• _Data_:
▽

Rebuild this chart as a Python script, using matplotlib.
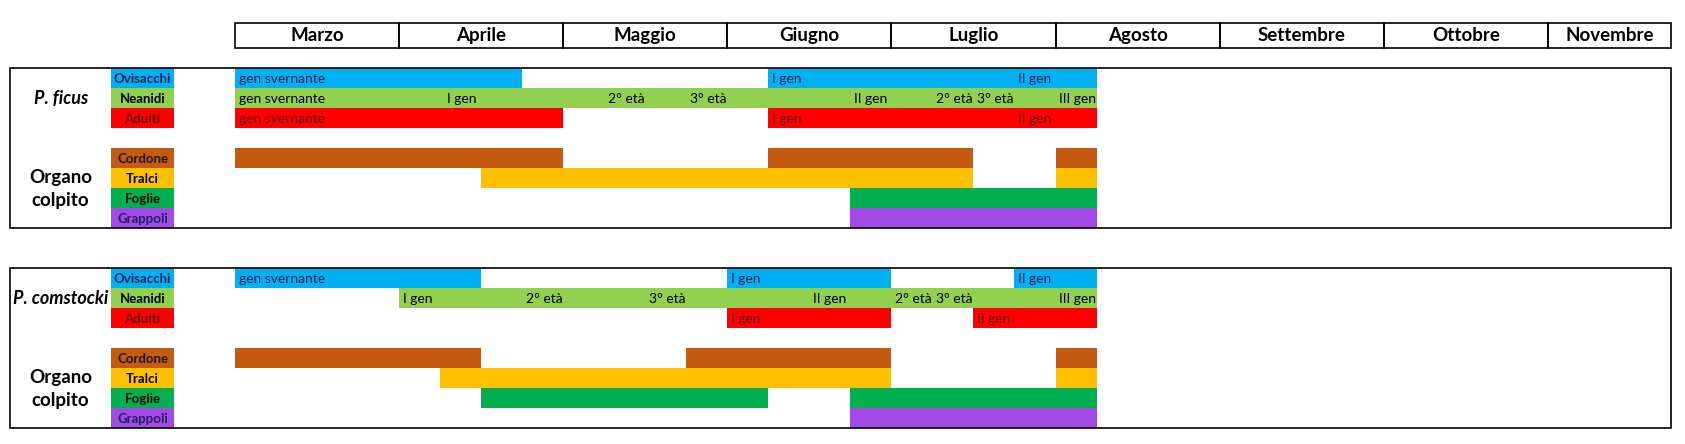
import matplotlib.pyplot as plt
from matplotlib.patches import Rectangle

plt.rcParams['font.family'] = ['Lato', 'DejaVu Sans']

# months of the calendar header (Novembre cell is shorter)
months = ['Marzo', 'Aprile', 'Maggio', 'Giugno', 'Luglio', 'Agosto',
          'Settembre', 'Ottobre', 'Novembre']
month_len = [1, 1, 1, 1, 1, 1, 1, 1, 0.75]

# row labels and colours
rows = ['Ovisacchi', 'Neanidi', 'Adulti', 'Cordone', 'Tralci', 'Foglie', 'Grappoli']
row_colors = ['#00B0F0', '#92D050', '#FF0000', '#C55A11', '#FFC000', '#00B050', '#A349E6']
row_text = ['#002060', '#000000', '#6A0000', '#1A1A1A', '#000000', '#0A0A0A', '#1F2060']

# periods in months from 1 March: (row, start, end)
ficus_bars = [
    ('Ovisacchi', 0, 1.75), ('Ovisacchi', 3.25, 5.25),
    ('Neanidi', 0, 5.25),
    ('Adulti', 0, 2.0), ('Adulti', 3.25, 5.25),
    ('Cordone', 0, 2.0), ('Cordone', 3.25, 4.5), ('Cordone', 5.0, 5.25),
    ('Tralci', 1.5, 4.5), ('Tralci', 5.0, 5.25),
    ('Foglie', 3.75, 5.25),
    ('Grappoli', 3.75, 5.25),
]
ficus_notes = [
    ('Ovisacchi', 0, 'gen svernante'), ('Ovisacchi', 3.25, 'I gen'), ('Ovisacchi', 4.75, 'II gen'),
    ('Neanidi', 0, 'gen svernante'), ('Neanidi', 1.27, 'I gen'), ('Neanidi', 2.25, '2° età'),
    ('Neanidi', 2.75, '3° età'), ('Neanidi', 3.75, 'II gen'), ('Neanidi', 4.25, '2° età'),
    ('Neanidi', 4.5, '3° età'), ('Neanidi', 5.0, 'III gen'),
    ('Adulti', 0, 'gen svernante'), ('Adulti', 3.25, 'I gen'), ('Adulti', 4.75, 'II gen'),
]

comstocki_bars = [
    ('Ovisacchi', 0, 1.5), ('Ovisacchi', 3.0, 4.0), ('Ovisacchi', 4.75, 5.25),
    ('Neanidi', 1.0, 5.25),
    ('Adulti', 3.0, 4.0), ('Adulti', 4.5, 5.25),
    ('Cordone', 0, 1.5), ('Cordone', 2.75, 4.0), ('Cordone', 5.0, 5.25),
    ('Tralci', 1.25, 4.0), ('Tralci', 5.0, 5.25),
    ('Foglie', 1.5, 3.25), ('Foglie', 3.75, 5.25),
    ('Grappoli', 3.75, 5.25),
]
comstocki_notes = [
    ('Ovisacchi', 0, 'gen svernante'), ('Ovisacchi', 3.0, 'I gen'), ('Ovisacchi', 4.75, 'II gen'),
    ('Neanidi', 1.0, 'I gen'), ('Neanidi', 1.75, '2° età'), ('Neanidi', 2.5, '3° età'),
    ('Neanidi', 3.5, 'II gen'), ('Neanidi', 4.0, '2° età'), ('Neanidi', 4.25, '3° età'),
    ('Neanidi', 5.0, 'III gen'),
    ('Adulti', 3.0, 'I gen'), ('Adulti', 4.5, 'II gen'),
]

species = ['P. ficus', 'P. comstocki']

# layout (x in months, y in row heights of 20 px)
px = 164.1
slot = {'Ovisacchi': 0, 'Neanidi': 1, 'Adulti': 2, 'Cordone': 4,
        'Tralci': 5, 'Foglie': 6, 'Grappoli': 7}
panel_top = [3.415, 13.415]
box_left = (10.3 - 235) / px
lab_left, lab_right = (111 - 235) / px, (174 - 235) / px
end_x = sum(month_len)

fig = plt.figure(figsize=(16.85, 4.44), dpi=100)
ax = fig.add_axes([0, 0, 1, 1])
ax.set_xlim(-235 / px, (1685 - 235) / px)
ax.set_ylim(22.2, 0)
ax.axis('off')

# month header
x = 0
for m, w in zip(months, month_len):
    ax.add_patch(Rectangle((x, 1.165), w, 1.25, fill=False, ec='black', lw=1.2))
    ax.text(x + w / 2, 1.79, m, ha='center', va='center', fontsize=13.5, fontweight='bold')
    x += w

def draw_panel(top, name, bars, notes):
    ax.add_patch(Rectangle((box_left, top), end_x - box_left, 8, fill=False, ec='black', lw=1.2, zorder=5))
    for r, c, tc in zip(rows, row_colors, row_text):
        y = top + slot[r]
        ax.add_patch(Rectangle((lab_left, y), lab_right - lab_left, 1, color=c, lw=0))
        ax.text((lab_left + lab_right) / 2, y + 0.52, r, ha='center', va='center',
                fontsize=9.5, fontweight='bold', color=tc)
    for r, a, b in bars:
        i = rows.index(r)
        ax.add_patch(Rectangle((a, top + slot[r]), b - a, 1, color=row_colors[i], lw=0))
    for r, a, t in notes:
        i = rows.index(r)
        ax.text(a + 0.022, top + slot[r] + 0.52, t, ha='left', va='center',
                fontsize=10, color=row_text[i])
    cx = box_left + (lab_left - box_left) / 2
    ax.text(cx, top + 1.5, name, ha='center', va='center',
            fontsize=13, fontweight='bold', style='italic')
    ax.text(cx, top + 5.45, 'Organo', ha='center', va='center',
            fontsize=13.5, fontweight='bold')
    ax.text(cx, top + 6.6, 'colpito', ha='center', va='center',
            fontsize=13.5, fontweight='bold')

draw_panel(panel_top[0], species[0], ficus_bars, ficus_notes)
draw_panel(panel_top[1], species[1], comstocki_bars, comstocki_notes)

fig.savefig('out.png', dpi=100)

△
▽

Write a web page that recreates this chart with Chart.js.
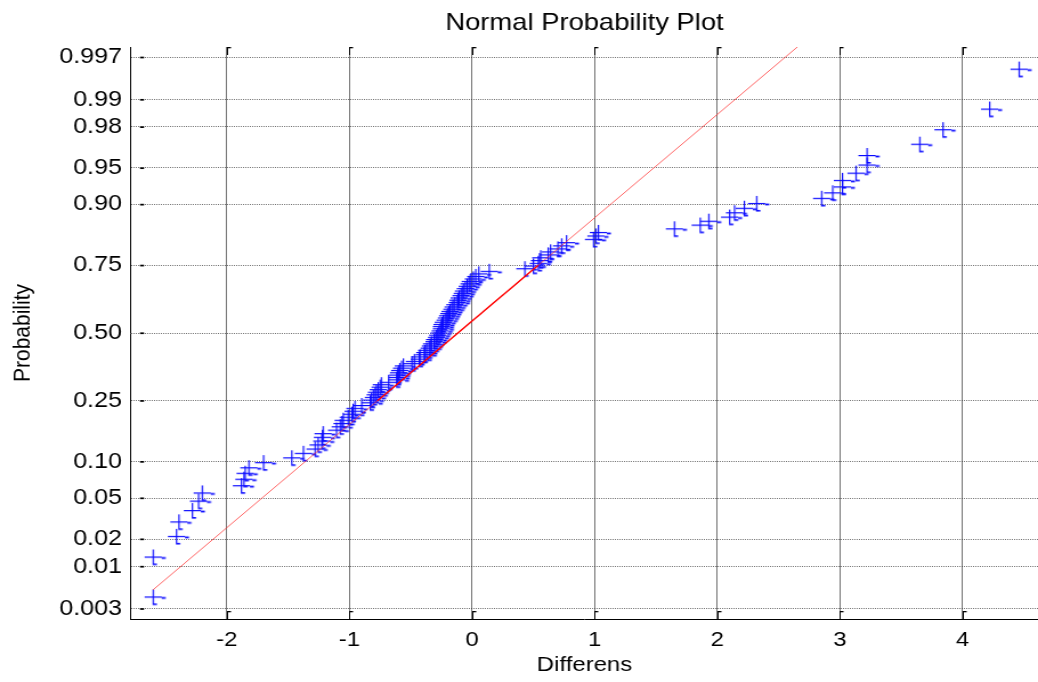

△

Search the records above for "this". Copy each line where it is found.

• _Reply_:
Rebuild this chart as a Python script, using matplotlib.
Write a web page that recreates this chart with Chart.js.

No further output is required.